Smartphones allow users access to location-based services that can provide them with navigation tools and information relevant to their surroundings based on increasingly precise information about the user's current location determined by Global Positioning System (GPS) and other methods. Location-based services have proved popular with users; the Pew Research Center reported that three-quarters of smartphone users were using such services as of February 2012.[1] In providing such services, smartphones and the companies that support their functions are able to collect and retain precise data about users' locations. Concerns have been raised about how mobile industry companies that provide or enable location-based services use and share consumers' location data, raising the potential that consumers' privacy could be violated if their location data are used in ways they did not intend or authorize.[2]

How do LBS determine someone's location?[]

  • Cell tower-based identification: Cell phones can determine their own location based on nearby cell-relay towers and provide this information to LBS running on the phone. Currently this information is accurate to within 100 meters — the length of a football field or city block — and is becoming more accurate as more cell towers are deployed.
  • Global Positioning system (GPS): GPS-enabled devices receive signals from a network of satellites and use these to triangulate the device’s location. GPS location information is accurate to within 20 meters — which can place the device at a specific location, like a church or doctor’s office.
  • Wifi Triangulation: Some devices and services determine location by surveying signals of nearby wireless networks, and comparing those signals to a list of known wireless access points. WiFi triangulation is accurate to within 200 meters.
  • Internet Protocol (IP) address approximation: Any website or Internet-based service can approximate a device’s location based on its IP address, which roughly maps to geographic location. The precision of IP approximation varies; generic addresses may only identify a given metro area, while certain IP addresses can identify a specific university campus or other location.
  • User-Provided Information: LBS can also simply ask the user to manually supply their current location. The accuracy and precision of this method is up to the service and user.[3]

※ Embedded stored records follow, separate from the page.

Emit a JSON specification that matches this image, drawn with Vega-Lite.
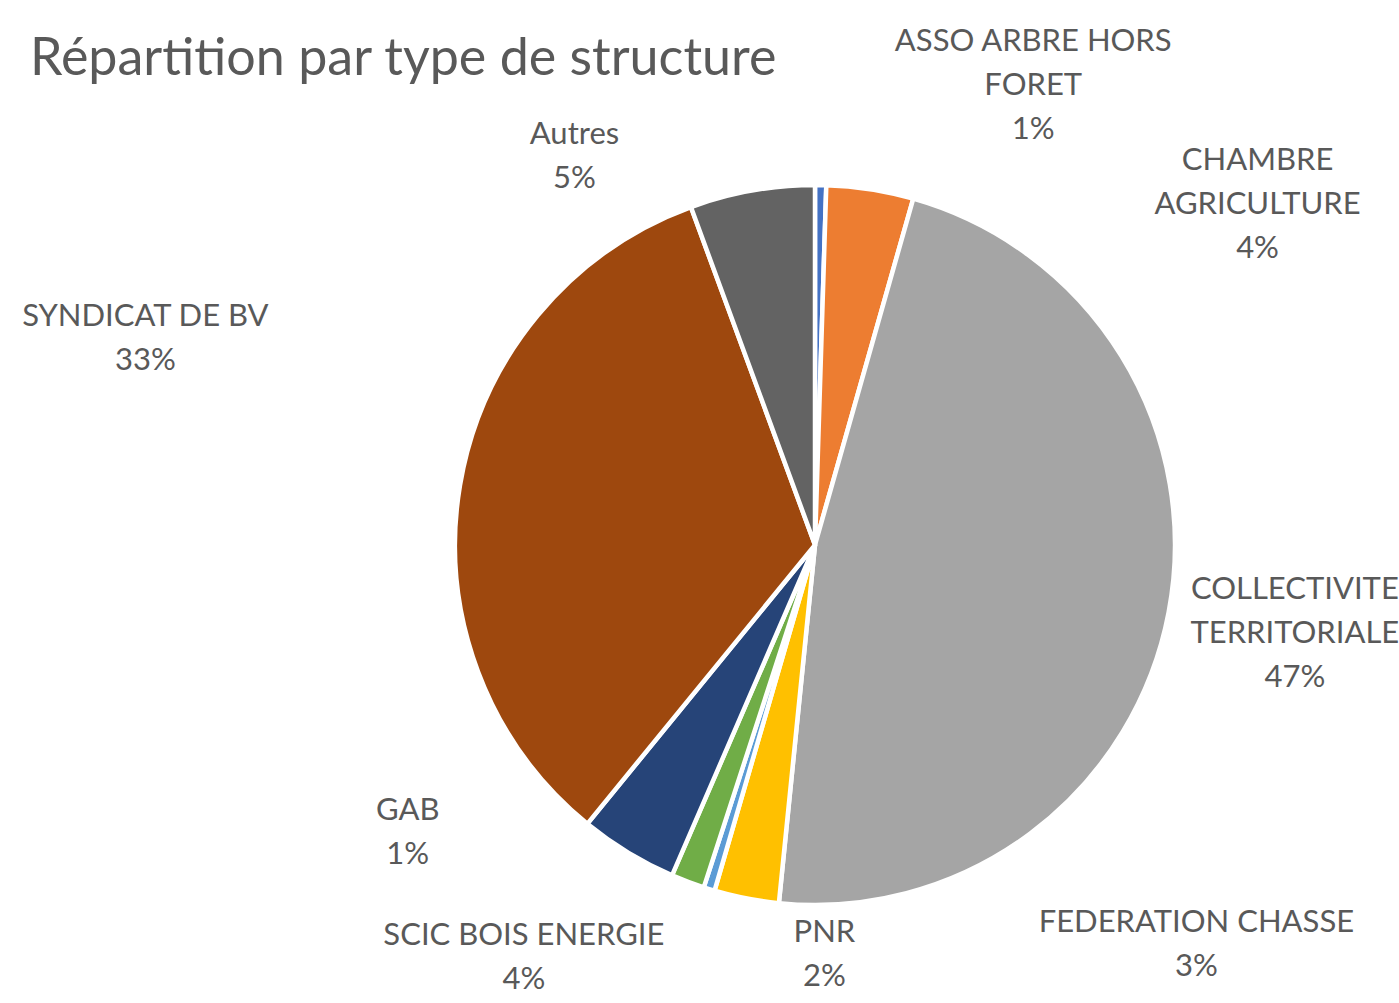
{
  "$schema": "https://vega.github.io/schema/vega-lite/v6.json",
  "width": 1168,
  "height": 916,
  "autosize": {"type": "none"},
  "padding": {"left": 231, "top": 87, "right": 0, "bottom": 0},
  "background": "white",
  "config": {"view": {"stroke": null}, "font": "Lato"},
  "title": {
    "text": "Répartition par type de structure",
    "anchor": "start",
    "frame": "group",
    "dx": -201,
    "offset": -101,
    "baseline": "alphabetic",
    "font": "Lato",
    "fontSize": 52,
    "fontWeight": "normal",
    "color": "#595959"
  },
  "data": {
    "values": [
      {"structure": "ASSO ARBRE HORS FORET", "part": 0.5, "label": "ASSO ARBRE HORS\nFORET\n1%"},
      {"structure": "CHAMBRE AGRICULTURE", "part": 3.9, "label": "CHAMBRE\nAGRICULTURE\n4%"},
      {"structure": "COLLECTIVITE TERRITORIALE", "part": 47.2, "label": "COLLECTIVITE\nTERRITORIALE\n47%"},
      {"structure": "FEDERATION CHASSE", "part": 2.9, "label": "FEDERATION CHASSE\n3%"},
      {"structure": "GAB", "part": 0.5, "label": "GAB\n1%"},
      {"structure": "PNR", "part": 1.5, "label": "PNR\n2%"},
      {"structure": "SCIC BOIS ENERGIE", "part": 4.4, "label": "SCIC BOIS ENERGIE\n4%"},
      {"structure": "SYNDICAT DE BV", "part": 33.5, "label": "SYNDICAT DE BV\n33%"},
      {"structure": "Autres", "part": 5.6, "label": "Autres\n5%"}
    ]
  },
  "transform": [{"window": [{"op": "row_number", "as": "ordre"}]}],
  "encoding": {
    "theta": {"field": "part", "type": "quantitative", "stack": true},
    "order": {"field": "ordre", "type": "quantitative"}
  },
  "layer": [
    {
      "mark": {"type": "arc", "outerRadius": 360, "stroke": "white", "strokeWidth": 4.5},
      "encoding": {
        "color": {
          "field": "structure",
          "type": "nominal",
          "legend": null,
          "scale": {
            "domain": ["ASSO ARBRE HORS FORET", "CHAMBRE AGRICULTURE", "COLLECTIVITE TERRITORIALE", "FEDERATION CHASSE", "GAB", "PNR", "SCIC BOIS ENERGIE", "SYNDICAT DE BV", "Autres"],
            "range": ["#4472C4", "#ED7D31", "#A5A5A5", "#FFC000", "#5B9BD5", "#70AD47", "#264478", "#9E480E", "#636363"]
          }
        }
      }
    },
    {
      "mark": {
        "type": "text",
        "radius": 460,
        "font": "Lato",
        "fontSize": 31,
        "color": "#595959",
        "lineBreak": "\n",
        "lineHeight": 44,
        "align": "center",
        "baseline": "middle",
        "dx": {"expr": "datum.structure === 'ASSO ARBRE HORS FORET' ? 211 : datum.structure === 'CHAMBRE AGRICULTURE' ? 372 : datum.structure === 'COLLECTIVITE TERRITORIALE' ? 28 : datum.structure === 'FEDERATION CHASSE' ? 469 : datum.structure === 'GAB' ? -272 : datum.structure === 'PNR' ? 172 : datum.structure === 'SCIC BOIS ENERGIE' ? -52 : datum.structure === 'SYNDICAT DE BV' ? -216 : -160"},
        "dy": {"expr": "datum.structure === 'ASSO ARBRE HORS FORET' ? -43 : datum.structure === 'CHAMBRE AGRICULTURE' ? 71 : datum.structure === 'COLLECTIVITE TERRITORIALE' ? -41 : datum.structure === 'FEDERATION CHASSE' ? -74 : datum.structure === 'GAB' ? -174 : datum.structure === 'PNR' ? -42 : datum.structure === 'SCIC BOIS ENERGIE' ? -2 : datum.structure === 'SYNDICAT DE BV' ? -152 : 43"}
      },
      "encoding": {"text": {"field": "label", "type": "nominal"}}
    }
  ]
}
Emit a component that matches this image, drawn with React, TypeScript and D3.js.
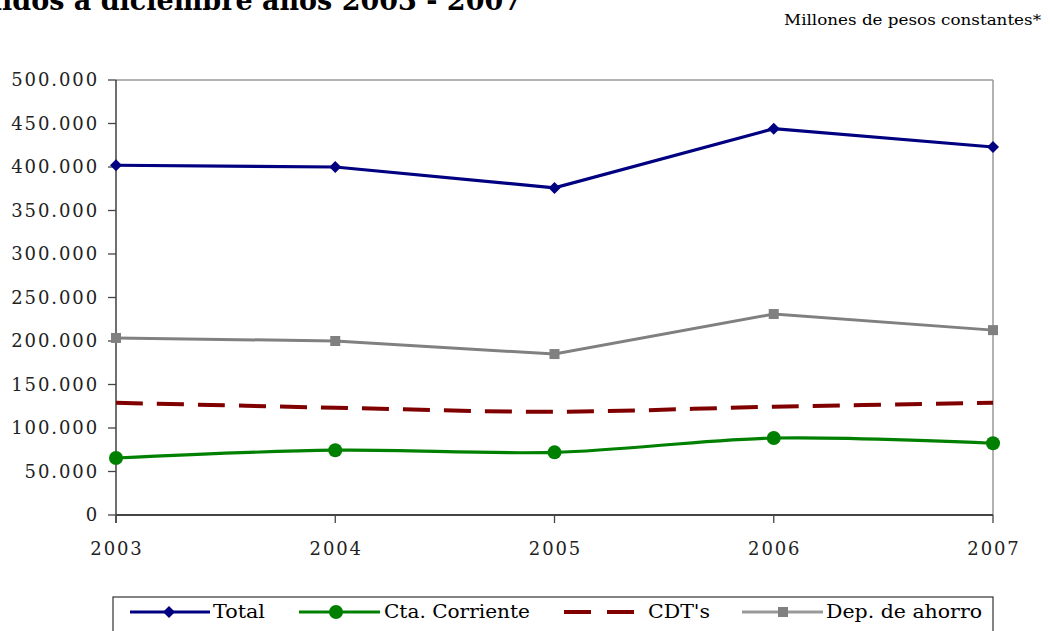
import React from "react";
import * as d3 from "d3";

const years = ["2003", "2004", "2005", "2006", "2007"];
const total = [402000, 400000, 376000, 444000, 423000];
const ctaCorriente = [65500, 74500, 72000, 88500, 82500];
const cdts = [129000, 123300, 118700, 124500, 129000];
const depAhorro = [203500, 200000, 185000, 231000, 212500];
const yTicks = [0, 50000, 100000, 150000, 200000, 250000, 300000, 350000, 400000, 450000, 500000];

const W = 1050;
const H = 631;
const left = 116, right = 993, top = 80, bottom = 515;
const FONT = "'DejaVu Serif', 'Liberation Serif', serif";

const fmt = (v: number) => (v === 0 ? "0" : d3.format(",")(v).replace(/,/g, "."));

export default function App() {
  const x = d3.scalePoint<string>().domain(years).range([left, right]);
  const y = d3.scaleLinear().domain([0, 500000]).range([bottom, top]);

  const straight = d3.line<number>().x((_, i) => x(years[i])!).y((d) => y(d));
  const smooth = d3
    .line<number>()
    .x((_, i) => x(years[i])!)
    .y((d) => y(d))
    .curve(d3.curveCardinal.tension(0));

  const diamond = (cx: number, cy: number, r: number) =>
    `M${cx},${cy - r}L${cx + r},${cy}L${cx},${cy + r}L${cx - r},${cy}Z`;

  const legendY = 612;

  return (
    <svg width={W} height={H} style={{ position: "absolute", left: 0, top: 0, background: "#fff" }}>
      <rect width={W} height={H} fill="#fff" />
      {/* Title (clipped at top, as in the original) */}
      <text x={522} y={10} textAnchor="end" fontFamily={FONT} fontWeight="bold" fontSize={27} fill="#000">
        Saldos a diciembre años 2003 - 2007
      </text>
      <text x={1041} y={25} textAnchor="end" fontFamily={FONT} fontSize={15.5} fill="#000" textLength={257} lengthAdjust="spacingAndGlyphs">
        Millones de pesos constantes*
      </text>

      {/* plot frame */}
      <line x1={left} x2={right} y1={top} y2={top} stroke="#999" strokeWidth={1.5} />
      <line x1={right} x2={right} y1={top} y2={bottom} stroke="#999" strokeWidth={1.5} />
      <line x1={left} x2={left} y1={top} y2={bottom + 8} stroke="#222" strokeWidth={1.3} />
      <line x1={left} x2={right} y1={bottom} y2={bottom} stroke="#444" strokeWidth={2} />

      {/* y ticks */}
      {yTicks.map((t) => (
        <g key={t}>
          <line x1={left - 8} x2={left} y1={y(t)} y2={y(t)} stroke="#444" strokeWidth={1.3} />
          <text x={99} y={y(t)} dy="0.35em" textAnchor="end" fontFamily={FONT} fontSize={18} letterSpacing={1.9} fill="#222">
            {fmt(t)}
          </text>
        </g>
      ))}

      {/* x ticks */}
      {years.map((yr) => (
        <g key={yr}>
          <line x1={x(yr)!} x2={x(yr)!} y1={bottom} y2={bottom + 8} stroke="#444" strokeWidth={1.3} />
          <text x={x(yr)! + 1} y={549} dy="0.35em" textAnchor="middle" fontFamily={FONT} fontSize={18} letterSpacing={1.9} fill="#222">
            {yr}
          </text>
        </g>
      ))}

      {/* series */}
      <path d={straight(depAhorro)!} fill="none" stroke="#808080" strokeWidth={3} />
      {depAhorro.map((v, i) => (
        <rect key={i} x={x(years[i])! - 5} y={y(v) - 5} width={10} height={10} fill="#808080" />
      ))}

      <path d={smooth(cdts)!} fill="none" stroke="#800000" strokeWidth={4} strokeDasharray="27,14" />

      <path d={smooth(ctaCorriente)!} fill="none" stroke="#008000" strokeWidth={3.2} />
      {ctaCorriente.map((v, i) => (
        <circle key={i} cx={x(years[i])!} cy={y(v)} r={7} fill="#008000" />
      ))}

      <path d={straight(total)!} fill="none" stroke="#000080" strokeWidth={3.2} />
      {total.map((v, i) => (
        <path key={i} d={diamond(x(years[i])!, y(v), 6)} fill="#000080" />
      ))}

      {/* legend */}
      <rect x={113} y={597} width={880} height={50} fill="#fff" stroke="#333" strokeWidth={1.2} />
      <g fontFamily={FONT} fontSize={18} fill="#000">
        <line x1={130} x2={210} y1={legendY} y2={legendY} stroke="#000080" strokeWidth={3} />
        <path d={diamond(169, legendY, 6)} fill="#000080" />
        <text x={213} y={legendY} dy="0.35em" textLength={52} lengthAdjust="spacingAndGlyphs">Total</text>

        <line x1={299} x2={380} y1={legendY} y2={legendY} stroke="#008000" strokeWidth={3} />
        <circle cx={336} cy={legendY} r={7} fill="#008000" />
        <text x={384} y={legendY} dy="0.35em" textLength={146} lengthAdjust="spacingAndGlyphs">Cta. Corriente</text>

        <line x1={564} x2={634} y1={legendY} y2={legendY} stroke="#800000" strokeWidth={4} strokeDasharray="27,16" />
        <text x={648} y={legendY} dy="0.35em" textLength={62} lengthAdjust="spacingAndGlyphs">CDT's</text>

        <line x1={742} x2={823} y1={legendY} y2={legendY} stroke="#999" strokeWidth={3} />
        <rect x={778} y={legendY - 5} width={10} height={10} fill="#808080" />
        <text x={826} y={legendY} dy="0.35em" textLength={156} lengthAdjust="spacingAndGlyphs">Dep. de ahorro</text>
      </g>
    </svg>
  );
}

No federal privacy laws, except COPPA, expressly address location data, location-based technology, and consumer privacy. Commentators have reported that the capability of mobile devices to provide consumer's location engenders privacy risks, particularly if companies use or share location data without consumers' knowledge.

The ECPA might not apply if location data were not deemed content and would not govern entities such as developers of location-based applications that are not covered by the ECPA. But the Federal Trade Commission (FTC) could pursue enforcement action if a company's collection or use of the information violated COPPA.


  1. Kathryn Zickuhr, "Three-Quarters of Smartphone Owners Use Location-Based Services" (May 11, 2012) (full-text).
  2. Mobile Device Location Data: Additional Federal Actions Could Help Protect Consumer Privacy, at 1-2.
  3. ACLU of N. Cal., Location-Based Services: Time for a Privacy Check-In 4 (Nov. 2010) (full-text).